Genghis Khan was born as Temujin, in the 1160s, in the area of modern day Mongolia. By 1190, he and his followers had united many of the nomadic tribes of northeast Asia, creating a Mongol confederation. They went on to forge a great Mongol Empire, leading invasions across most of Eurasia. Under Temujin’s leadership, the Mongol Empire conquered and/or incorporated the Keraits, Naimans, Merkits, Tanguts, Jin and Tatars. At a council of Mongol chiefs, he was acknowledged as Khan of the consolidated tribes and took the new title, "Genghis Khan."
Temujin had been promised in an arranged marriage at the age of nine. The marriage took place when he was 16. The couple had four sons, who took on the mantle of power after their father’s death.

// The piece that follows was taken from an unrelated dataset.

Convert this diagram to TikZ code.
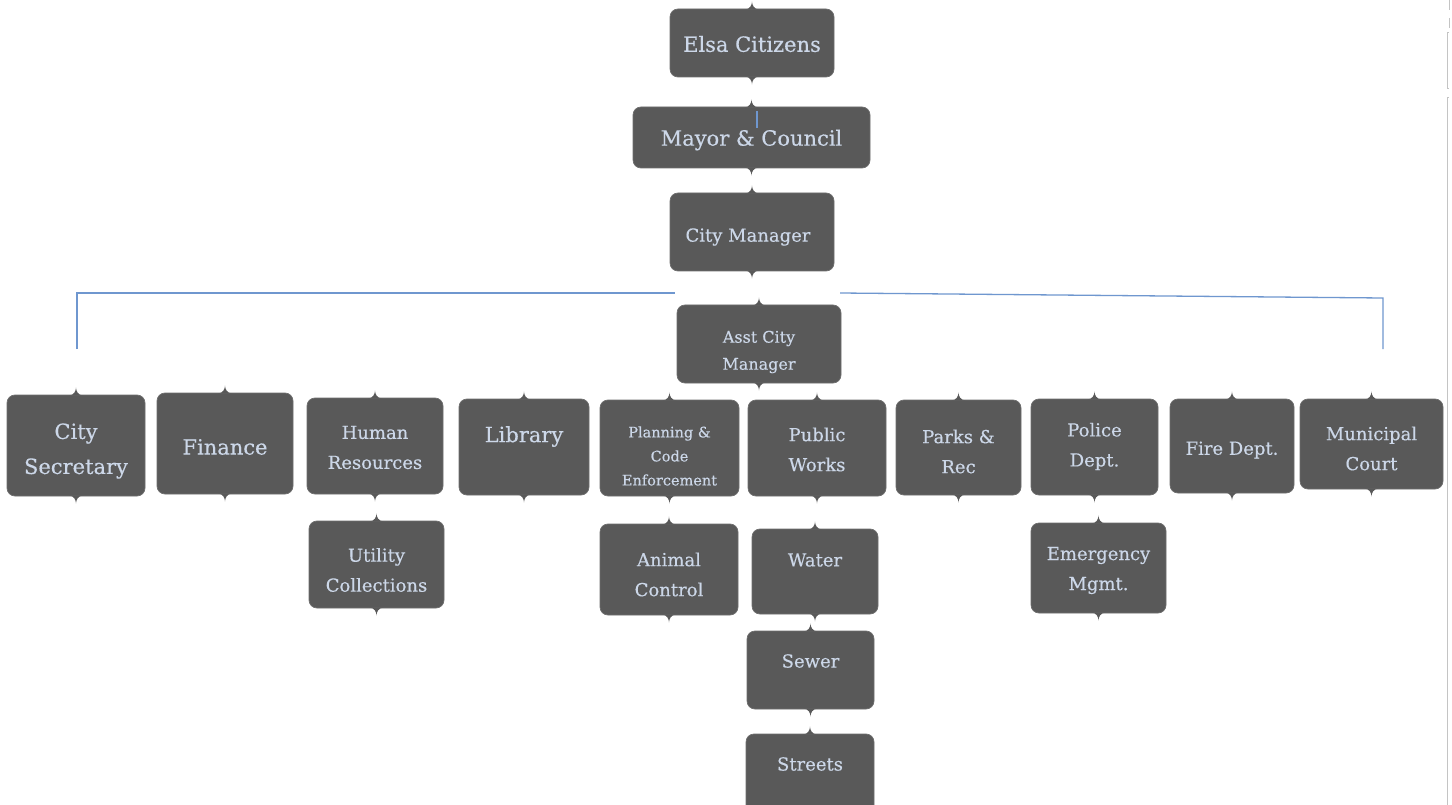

Later, when he rose to power, Temujin took several other wives and had many children, but all were excluded from succession.
By the time he died in 1227, the Mongol Empire occupied much of Central Asia and China. He left behind an army of more than 129,000 men. His sons and grandsons extended his empire across most of Eurasia, conquering or subduing the territories of modern-day China, Korea, the Caucasus, and Central Asia, and much of Eastern Europe, Russia and the Middle East. Invasions under Genghis Khan and his sons were often accompanied by the wholesale slaughter of local populations. Historians suggest that Mongol invasions may have resulted in the deaths of up to 40 million people.